6 December 2019

François Ozon's 8 Femmes | 8 Women (2002)

8 Femmes is a major film of François Ozon's, originally intended as a remake of George Cukor's The Women of 1939 until that attempt proved unsuccessful, and then a Robert Thomas 1960s play was adopted, from which Ozon very freely worked to produce a kind of melodrama, or detective story, or (in parts) a musical with a strong eye on the works of Cukor, Hitchcock, Sirk, and so on.

Furthermore, 8 Femmes is a mark of Ozon's maturity as at the age of thirty-four he has gathered such icons as Catherine Deneuve, Isabelle Huppert, Fanny Ardent, Emmanuelle Béart and Darielle Darrieux, plus Virginie Ledoyen, Ludivine and Firmine Richard to make up the eight women. Ozon was obviously happy working with women, and stated that a film called 8 Hommes would not have been possible for him.

Without going into the details of the plot of the film (which would take up a lot of space) this is not the usual entertainment fare: it's about what initially appears to be a murder of a man by any of eight women, and each woman has her secrets, any of the eight could be the murderer. So far so Agatha Christie, say, but this is no Agatha Christie mystery.

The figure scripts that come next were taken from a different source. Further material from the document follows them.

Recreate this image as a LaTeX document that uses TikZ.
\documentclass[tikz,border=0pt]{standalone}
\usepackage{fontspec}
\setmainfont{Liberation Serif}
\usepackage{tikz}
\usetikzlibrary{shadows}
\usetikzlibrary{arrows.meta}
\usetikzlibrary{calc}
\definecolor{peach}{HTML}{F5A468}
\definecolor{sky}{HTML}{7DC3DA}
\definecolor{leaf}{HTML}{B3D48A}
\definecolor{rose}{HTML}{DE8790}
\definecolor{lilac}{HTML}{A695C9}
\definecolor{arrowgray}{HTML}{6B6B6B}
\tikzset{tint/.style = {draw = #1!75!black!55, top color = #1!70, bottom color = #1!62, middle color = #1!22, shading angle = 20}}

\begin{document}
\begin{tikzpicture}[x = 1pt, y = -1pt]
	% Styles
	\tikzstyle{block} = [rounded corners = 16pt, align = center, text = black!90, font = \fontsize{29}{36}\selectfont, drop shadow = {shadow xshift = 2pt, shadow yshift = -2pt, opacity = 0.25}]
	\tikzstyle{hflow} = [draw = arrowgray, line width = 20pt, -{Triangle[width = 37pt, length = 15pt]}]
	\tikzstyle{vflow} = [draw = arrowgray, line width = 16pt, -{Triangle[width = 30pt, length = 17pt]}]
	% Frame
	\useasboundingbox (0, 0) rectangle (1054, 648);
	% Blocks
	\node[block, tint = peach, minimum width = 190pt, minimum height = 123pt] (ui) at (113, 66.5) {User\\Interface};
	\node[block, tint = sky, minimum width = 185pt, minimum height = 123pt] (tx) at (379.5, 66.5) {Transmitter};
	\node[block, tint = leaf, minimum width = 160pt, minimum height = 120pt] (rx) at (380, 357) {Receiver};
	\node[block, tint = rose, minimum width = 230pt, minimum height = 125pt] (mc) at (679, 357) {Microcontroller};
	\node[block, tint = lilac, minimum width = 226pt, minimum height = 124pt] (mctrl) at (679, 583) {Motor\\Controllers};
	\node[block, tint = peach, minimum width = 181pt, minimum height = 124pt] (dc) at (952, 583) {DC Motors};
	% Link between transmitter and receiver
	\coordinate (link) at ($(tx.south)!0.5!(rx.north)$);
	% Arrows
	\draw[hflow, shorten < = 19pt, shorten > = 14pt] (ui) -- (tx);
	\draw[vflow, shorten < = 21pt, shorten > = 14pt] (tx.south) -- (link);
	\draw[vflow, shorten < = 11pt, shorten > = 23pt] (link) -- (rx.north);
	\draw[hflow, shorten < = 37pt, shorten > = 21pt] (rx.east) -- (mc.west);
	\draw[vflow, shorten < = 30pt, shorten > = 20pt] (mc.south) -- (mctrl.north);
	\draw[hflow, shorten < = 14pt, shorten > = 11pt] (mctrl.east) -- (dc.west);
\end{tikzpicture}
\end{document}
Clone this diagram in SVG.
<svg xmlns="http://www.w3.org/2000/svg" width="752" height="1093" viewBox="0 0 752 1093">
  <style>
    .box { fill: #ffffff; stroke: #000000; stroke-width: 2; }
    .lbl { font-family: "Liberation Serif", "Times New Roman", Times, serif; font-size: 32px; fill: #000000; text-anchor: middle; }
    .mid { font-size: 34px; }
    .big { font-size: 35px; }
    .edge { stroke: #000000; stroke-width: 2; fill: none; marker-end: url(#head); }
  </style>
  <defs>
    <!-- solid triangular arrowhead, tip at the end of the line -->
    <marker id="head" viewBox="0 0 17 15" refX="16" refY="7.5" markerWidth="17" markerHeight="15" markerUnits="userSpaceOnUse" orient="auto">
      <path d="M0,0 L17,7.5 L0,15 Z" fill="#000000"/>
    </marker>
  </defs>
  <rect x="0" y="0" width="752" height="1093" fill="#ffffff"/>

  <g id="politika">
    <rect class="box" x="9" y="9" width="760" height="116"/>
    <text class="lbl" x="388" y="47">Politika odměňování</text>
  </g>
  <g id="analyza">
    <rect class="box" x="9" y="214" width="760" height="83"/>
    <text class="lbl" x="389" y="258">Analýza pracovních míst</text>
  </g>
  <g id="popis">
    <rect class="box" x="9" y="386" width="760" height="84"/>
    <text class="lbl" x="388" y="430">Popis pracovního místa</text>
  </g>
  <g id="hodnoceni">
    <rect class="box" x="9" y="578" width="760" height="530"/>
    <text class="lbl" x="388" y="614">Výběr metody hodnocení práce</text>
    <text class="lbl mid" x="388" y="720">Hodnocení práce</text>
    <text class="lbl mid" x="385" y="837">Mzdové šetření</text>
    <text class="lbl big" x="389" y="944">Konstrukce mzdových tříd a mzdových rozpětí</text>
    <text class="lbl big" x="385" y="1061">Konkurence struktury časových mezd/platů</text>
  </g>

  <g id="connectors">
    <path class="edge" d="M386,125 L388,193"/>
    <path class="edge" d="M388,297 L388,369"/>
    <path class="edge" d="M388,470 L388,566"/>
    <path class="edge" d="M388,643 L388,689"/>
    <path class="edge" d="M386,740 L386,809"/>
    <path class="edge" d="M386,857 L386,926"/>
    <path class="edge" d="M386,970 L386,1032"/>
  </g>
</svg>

This is more like a murder mystery without a real murder plot, in fact there is only the thinnest of plots here, or rather a fake plot (McGuffin?) drives the action. Gender intrigue this is, but with relevant songs through the decades to punctuate what is happening or felt. And there is also adultery, lesbianism, violence, intimations of incest, whatever you like. This is a film set in the 1950s which delights in its transgression, and is probably one of the most complex, if not the most complex, that Ozon had done before.